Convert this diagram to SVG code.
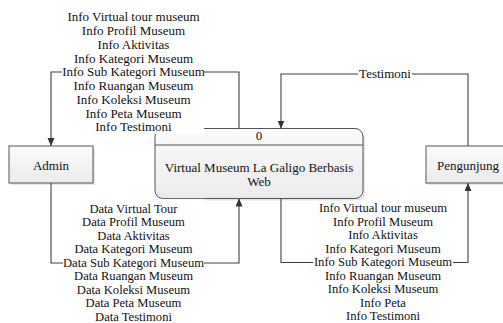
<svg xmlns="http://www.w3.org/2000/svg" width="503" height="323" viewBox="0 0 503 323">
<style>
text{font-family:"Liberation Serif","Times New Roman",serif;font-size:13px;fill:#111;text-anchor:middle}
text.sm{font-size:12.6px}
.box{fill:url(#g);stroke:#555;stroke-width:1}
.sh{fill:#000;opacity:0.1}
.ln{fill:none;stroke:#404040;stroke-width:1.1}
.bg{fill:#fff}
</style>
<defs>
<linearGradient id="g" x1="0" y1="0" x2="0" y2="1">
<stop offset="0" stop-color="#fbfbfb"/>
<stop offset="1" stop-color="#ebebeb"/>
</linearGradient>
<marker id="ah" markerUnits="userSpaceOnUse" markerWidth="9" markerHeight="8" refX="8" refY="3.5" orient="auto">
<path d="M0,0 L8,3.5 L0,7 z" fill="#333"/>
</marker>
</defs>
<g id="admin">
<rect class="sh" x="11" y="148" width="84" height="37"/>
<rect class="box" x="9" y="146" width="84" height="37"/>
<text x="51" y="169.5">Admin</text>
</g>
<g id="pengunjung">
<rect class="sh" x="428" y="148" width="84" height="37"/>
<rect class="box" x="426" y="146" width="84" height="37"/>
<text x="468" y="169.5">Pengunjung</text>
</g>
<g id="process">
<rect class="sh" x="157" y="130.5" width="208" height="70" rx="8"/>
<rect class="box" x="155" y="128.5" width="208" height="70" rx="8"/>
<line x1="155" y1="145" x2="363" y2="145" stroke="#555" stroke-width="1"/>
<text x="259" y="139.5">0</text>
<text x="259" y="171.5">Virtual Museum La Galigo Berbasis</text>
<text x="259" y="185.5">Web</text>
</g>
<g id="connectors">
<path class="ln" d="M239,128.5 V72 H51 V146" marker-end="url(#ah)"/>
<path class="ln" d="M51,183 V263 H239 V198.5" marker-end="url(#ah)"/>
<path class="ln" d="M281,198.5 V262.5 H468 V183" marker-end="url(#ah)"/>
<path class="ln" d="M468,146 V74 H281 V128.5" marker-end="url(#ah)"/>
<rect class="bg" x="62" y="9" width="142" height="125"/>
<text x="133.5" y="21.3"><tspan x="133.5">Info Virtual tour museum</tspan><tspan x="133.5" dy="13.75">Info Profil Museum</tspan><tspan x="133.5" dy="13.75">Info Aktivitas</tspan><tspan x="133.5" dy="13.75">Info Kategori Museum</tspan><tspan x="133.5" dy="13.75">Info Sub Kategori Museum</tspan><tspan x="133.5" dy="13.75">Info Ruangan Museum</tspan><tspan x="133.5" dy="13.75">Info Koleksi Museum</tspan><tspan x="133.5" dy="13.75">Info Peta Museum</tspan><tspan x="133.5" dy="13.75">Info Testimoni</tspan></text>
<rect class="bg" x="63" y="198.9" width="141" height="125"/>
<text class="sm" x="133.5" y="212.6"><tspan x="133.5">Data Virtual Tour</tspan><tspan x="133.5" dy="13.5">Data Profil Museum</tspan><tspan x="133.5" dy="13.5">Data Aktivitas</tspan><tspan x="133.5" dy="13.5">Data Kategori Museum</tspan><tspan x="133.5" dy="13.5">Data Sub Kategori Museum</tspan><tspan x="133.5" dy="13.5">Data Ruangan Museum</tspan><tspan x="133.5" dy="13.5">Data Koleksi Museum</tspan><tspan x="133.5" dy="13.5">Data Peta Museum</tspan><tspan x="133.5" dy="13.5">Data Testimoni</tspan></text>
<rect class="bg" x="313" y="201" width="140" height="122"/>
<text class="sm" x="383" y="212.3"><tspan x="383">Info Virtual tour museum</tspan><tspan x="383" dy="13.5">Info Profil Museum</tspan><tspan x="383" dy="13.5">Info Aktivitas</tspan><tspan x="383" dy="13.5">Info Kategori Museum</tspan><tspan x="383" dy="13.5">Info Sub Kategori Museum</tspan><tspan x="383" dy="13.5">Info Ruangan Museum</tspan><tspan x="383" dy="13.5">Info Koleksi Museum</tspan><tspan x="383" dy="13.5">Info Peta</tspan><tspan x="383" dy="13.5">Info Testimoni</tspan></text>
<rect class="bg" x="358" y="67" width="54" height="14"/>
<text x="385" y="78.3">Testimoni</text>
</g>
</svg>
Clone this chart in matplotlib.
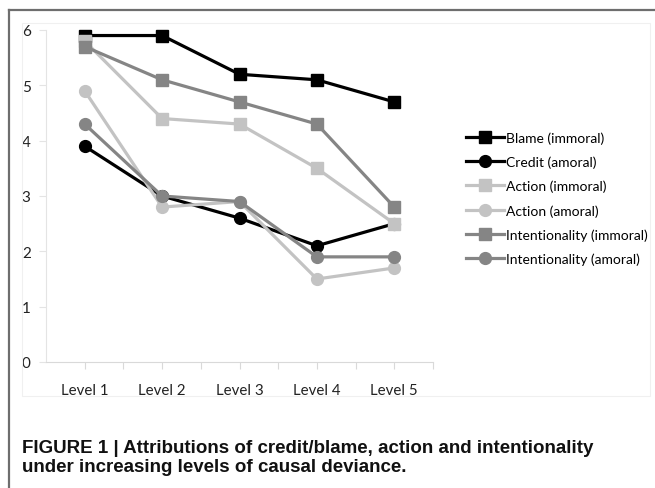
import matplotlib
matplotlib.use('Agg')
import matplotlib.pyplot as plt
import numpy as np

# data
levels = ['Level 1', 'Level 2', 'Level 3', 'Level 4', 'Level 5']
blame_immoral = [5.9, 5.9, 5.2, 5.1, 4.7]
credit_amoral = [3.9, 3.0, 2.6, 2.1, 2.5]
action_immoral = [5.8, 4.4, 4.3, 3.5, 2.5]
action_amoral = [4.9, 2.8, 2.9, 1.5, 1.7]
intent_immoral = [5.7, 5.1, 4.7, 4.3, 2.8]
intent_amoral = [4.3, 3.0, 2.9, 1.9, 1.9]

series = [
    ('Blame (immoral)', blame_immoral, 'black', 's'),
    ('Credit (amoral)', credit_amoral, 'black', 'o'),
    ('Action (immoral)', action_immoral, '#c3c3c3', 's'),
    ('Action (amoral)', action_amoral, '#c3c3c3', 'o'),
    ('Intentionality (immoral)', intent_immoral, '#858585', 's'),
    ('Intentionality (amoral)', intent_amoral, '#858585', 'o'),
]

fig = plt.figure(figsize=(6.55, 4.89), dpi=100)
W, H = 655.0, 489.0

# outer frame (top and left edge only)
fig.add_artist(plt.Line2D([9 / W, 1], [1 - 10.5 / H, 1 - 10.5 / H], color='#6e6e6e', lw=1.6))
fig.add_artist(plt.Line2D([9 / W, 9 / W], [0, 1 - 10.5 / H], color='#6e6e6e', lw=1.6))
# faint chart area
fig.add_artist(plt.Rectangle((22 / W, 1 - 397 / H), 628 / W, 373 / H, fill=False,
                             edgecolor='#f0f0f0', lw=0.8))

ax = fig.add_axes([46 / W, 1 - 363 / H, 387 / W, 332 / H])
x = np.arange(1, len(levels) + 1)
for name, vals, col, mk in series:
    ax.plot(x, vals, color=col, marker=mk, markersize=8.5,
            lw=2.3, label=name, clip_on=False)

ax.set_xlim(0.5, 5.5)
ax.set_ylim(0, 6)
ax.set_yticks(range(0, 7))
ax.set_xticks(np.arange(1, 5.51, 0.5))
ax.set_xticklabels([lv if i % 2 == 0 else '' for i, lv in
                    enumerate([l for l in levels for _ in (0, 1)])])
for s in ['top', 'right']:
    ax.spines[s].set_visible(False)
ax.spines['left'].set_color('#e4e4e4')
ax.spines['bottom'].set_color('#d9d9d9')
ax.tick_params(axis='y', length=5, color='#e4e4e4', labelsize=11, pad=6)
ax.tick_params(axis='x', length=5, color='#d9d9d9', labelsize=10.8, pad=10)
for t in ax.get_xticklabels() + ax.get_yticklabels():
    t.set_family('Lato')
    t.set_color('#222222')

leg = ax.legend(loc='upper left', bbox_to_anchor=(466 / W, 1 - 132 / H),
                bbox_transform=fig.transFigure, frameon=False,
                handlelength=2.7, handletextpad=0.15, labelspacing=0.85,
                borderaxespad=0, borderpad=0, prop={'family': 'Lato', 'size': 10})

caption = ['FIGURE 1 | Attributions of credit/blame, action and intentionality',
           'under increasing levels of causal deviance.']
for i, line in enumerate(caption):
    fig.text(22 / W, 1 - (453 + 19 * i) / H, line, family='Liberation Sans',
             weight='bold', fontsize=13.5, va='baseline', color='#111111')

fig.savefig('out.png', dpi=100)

◆ JOB:
Tally up the lines with the word "chart" in them, and answer with that number by itself.

◆ REPLY:
2